Not everyone matures their pension and retires. This is especially true for company directors. In many instances, they will mature their pension funds and carry on working. They may have needed to access the tax free lump sum early to fund their business or pay off their mortgage. But that does not mean the end to pension funding. We will look at what options are still open to fund for a pension after you’ve matured your first one.
Your company can make contributions into a PRSA on your behalf. The company can contribute 40% of salary up to earnings of €115,000. In other words, they can contribute up to €46,000 into a pension on your behalf.
This can be repeated on an annual basis all the way up to age 75 (subject to the €2m overall pensions cap). You can take 25% as a tax free lump sum (again, subject to €200,000 limit. The next €300,000 after that is taxed at 20%) and the remainder either invested in an ARF or used to purchase an annuity.

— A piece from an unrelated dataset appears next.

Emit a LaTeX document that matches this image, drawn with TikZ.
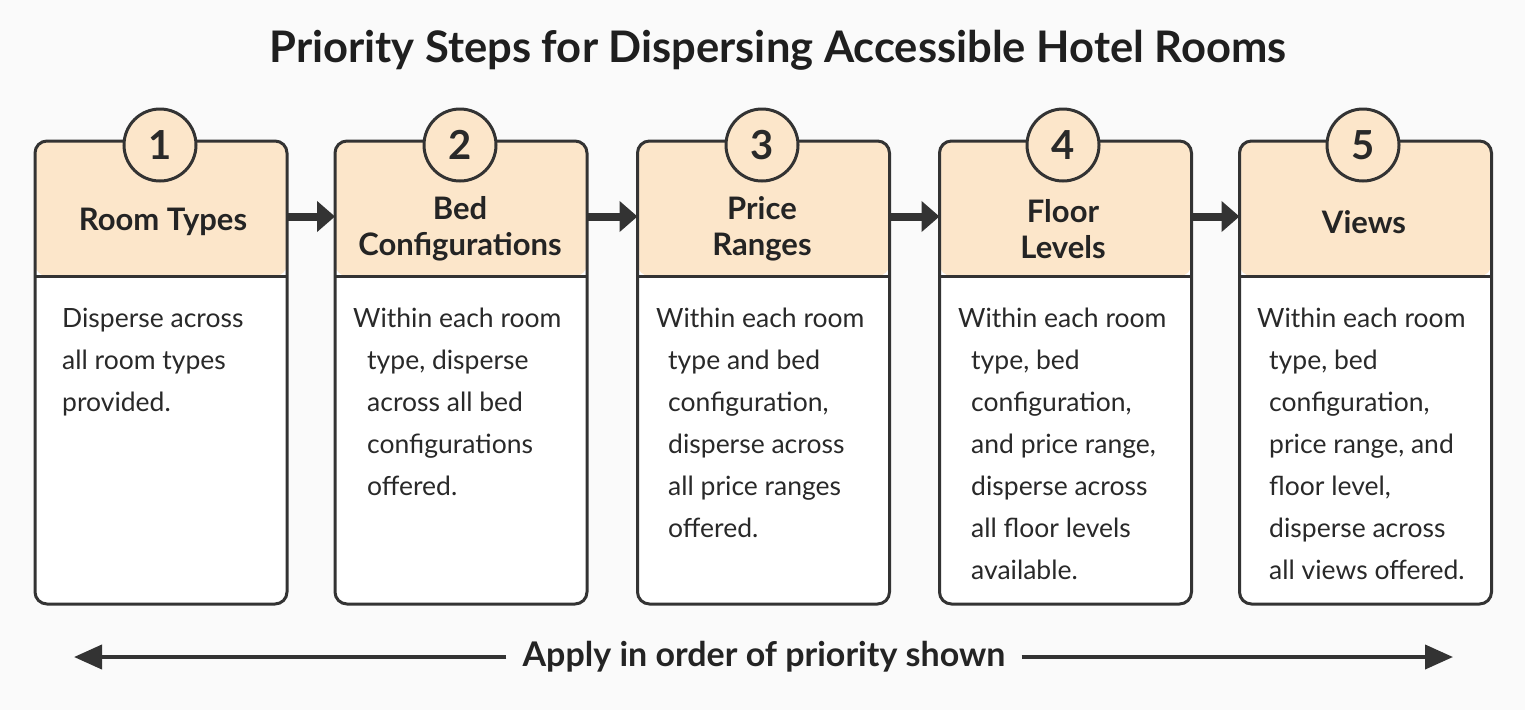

Even if you matured your existing company paid pension, there is an ability to start up a new one. How much can be contributed is a bit more complicated than a PRSA, which is a percentage of salary. The amount you can contribute is the difference between the value of the pension you matured and the value of the maximum benefits under Revenue rules. This can amount to hundreds of thousands of euro. It can be paid as a once off lump sum or through smaller, regular contributions.
There is no second go at the tax free lump sum under this option. The full value of the fund would have to be invested in an ARF or used to purchase an annuity.
You would therefore have to consider how you intend to make the additional contributions. If your intention was regular contributions and the allowable amount is similar to those allowed under a PRSA, it is much more beneficial to use the PRSA structure as you can draw down 25% tax free.